## Directive
Every line with the string "script" should be gathered.

-- Start Dataset extract --

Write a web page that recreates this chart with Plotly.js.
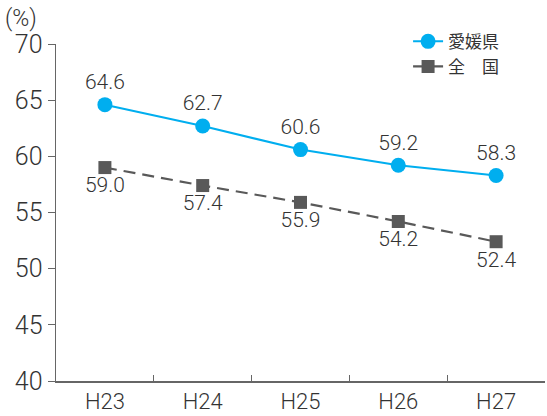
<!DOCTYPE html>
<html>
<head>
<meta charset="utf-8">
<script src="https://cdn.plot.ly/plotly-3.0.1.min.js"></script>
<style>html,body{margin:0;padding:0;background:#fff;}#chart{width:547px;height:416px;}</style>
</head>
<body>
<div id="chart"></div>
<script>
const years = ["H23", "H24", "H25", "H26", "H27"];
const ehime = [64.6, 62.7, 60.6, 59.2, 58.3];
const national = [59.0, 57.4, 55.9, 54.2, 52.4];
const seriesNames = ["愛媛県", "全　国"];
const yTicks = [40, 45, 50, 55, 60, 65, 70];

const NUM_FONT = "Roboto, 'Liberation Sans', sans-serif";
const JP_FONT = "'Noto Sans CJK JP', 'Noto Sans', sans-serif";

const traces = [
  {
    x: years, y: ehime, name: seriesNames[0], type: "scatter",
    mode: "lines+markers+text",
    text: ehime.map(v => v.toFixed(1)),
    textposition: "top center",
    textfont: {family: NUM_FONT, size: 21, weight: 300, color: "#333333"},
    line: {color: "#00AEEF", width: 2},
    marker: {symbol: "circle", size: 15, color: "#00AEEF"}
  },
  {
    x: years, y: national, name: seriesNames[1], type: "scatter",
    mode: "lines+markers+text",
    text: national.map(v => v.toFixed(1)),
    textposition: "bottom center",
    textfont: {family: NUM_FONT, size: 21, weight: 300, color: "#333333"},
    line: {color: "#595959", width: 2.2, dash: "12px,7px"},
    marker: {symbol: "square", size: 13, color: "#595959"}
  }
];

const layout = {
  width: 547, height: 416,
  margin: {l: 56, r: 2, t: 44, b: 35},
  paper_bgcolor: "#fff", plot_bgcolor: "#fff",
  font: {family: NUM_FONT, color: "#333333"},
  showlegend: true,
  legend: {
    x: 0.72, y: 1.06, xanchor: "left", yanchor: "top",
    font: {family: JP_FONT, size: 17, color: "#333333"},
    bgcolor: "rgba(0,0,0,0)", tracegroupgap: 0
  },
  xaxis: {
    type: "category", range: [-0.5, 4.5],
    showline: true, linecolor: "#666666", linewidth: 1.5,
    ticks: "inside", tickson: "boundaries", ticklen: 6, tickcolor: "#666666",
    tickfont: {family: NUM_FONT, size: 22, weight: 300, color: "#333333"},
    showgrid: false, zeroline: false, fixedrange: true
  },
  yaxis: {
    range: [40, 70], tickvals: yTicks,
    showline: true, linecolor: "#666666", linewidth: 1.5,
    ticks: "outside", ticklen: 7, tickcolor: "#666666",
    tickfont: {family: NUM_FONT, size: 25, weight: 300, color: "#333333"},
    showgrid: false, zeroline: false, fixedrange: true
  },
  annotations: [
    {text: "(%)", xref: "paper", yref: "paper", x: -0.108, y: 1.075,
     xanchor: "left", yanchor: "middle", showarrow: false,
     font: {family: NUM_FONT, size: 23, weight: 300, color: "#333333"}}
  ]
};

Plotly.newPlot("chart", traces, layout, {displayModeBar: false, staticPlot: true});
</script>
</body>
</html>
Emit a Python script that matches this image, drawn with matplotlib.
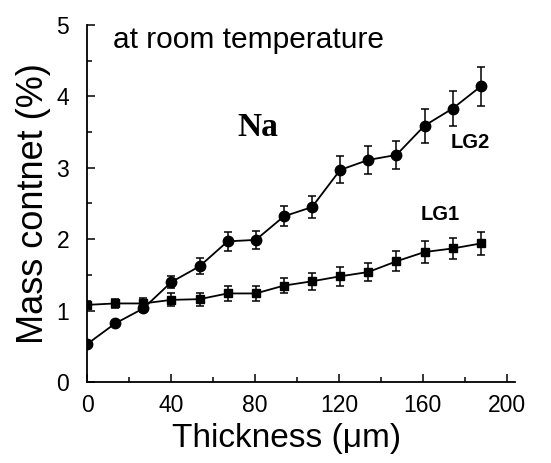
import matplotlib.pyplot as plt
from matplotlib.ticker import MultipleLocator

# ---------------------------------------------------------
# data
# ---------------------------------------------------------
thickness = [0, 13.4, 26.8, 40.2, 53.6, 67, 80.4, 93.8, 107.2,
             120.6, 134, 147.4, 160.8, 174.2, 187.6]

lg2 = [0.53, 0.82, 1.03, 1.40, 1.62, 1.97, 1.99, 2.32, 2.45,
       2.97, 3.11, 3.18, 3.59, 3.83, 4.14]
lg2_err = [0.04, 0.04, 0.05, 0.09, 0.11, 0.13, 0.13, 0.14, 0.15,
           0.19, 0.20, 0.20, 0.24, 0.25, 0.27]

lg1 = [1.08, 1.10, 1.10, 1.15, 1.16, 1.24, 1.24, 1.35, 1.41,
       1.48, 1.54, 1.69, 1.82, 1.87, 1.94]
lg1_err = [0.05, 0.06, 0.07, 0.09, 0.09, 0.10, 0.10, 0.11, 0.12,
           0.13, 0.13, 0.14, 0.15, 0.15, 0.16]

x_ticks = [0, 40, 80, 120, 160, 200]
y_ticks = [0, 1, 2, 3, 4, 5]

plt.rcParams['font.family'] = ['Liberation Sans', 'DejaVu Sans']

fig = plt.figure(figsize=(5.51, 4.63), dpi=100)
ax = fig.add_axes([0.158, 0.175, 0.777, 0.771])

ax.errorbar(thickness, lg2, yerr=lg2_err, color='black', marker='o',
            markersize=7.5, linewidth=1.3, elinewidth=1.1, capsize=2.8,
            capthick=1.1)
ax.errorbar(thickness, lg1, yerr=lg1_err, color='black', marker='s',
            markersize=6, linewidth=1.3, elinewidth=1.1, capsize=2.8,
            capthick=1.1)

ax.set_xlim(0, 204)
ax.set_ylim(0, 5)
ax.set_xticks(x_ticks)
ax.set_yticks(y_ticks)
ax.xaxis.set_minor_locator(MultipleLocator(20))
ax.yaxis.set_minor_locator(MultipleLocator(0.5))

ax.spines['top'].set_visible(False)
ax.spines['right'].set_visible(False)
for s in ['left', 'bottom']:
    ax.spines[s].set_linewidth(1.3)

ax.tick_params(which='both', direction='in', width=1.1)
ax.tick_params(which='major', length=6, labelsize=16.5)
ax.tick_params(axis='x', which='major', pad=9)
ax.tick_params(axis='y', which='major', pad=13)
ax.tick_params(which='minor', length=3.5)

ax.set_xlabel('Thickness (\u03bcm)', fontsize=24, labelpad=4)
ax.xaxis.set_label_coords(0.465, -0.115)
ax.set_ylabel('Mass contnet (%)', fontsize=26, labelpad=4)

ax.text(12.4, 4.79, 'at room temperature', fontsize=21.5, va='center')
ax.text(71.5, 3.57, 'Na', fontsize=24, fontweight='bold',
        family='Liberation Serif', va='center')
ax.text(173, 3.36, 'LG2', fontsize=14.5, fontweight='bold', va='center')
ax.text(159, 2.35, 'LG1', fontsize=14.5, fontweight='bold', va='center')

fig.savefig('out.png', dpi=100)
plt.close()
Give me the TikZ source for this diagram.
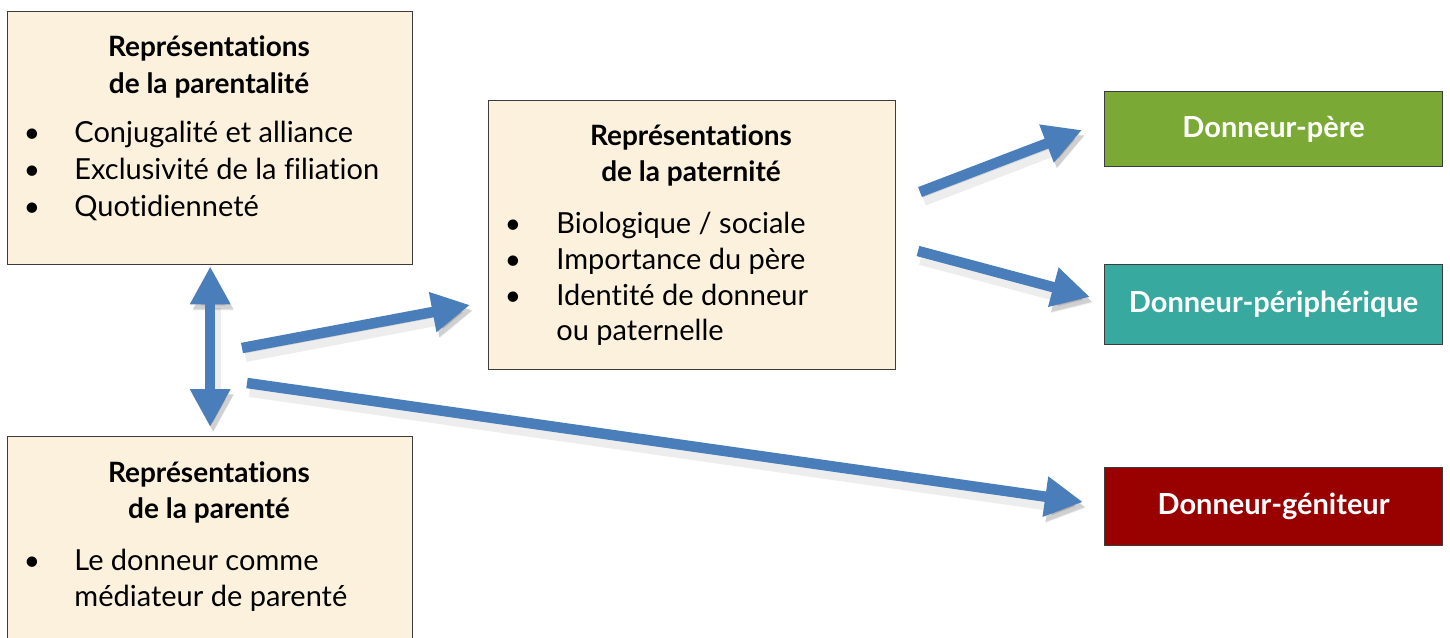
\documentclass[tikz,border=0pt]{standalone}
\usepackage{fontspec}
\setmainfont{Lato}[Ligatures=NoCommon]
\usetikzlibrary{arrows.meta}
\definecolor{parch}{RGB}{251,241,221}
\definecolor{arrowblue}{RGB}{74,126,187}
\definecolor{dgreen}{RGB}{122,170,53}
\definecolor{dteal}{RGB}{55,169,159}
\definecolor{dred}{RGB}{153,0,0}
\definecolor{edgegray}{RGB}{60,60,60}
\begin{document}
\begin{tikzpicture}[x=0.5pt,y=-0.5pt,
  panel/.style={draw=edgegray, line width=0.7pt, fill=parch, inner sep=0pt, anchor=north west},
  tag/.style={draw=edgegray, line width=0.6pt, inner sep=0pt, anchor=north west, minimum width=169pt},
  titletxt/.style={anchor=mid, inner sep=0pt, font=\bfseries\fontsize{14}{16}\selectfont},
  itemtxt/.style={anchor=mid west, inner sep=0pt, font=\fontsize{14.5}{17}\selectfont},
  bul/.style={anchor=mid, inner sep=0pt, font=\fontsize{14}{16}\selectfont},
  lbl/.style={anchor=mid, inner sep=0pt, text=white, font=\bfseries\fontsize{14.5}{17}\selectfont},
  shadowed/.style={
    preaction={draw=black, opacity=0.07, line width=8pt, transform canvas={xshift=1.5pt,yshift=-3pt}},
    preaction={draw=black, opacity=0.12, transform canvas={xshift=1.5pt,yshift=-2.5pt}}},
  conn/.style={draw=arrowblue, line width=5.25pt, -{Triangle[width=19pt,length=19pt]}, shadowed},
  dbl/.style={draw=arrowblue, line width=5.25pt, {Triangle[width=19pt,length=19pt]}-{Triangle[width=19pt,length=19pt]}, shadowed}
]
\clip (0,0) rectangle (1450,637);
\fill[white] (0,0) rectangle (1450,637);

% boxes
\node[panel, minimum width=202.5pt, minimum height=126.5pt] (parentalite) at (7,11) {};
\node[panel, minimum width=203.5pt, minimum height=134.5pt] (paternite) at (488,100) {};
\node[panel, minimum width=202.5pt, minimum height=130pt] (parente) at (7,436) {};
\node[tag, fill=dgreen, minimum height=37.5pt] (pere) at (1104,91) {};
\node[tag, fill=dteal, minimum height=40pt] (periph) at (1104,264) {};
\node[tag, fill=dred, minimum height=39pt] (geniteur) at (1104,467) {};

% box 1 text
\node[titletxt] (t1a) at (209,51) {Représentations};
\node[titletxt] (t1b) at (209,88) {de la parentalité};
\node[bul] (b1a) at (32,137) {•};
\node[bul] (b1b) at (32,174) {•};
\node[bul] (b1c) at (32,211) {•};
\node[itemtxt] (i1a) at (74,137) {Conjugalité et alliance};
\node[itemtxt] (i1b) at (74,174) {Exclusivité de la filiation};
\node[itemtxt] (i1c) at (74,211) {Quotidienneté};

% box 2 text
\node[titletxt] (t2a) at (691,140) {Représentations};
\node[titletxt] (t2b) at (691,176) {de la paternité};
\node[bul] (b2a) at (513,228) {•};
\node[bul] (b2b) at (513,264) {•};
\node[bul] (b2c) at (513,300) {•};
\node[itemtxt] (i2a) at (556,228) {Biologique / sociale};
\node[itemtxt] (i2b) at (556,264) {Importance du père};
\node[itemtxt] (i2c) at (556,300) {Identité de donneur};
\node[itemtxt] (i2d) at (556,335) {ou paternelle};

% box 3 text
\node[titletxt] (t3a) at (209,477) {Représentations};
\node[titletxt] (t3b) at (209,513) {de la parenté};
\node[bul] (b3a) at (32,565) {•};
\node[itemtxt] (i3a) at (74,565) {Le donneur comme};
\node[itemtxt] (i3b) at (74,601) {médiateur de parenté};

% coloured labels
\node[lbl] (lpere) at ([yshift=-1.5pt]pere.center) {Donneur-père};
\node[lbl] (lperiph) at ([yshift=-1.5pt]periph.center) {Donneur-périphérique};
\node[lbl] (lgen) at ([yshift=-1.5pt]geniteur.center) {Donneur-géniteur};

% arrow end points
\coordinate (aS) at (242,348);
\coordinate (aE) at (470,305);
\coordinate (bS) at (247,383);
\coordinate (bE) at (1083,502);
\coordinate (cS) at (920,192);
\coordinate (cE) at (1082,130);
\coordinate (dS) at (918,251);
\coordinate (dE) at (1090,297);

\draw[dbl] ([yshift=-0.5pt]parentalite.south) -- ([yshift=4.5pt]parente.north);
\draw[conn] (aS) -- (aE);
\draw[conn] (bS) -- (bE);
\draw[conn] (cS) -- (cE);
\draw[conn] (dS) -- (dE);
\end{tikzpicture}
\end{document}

-- End Dataset extract --

## Exercise output
<script src="https://cdn.plot.ly/plotly-3.0.1.min.js"></script>
<script>
</script>
Emit a Python script that matches this image, drawn with matplotlib.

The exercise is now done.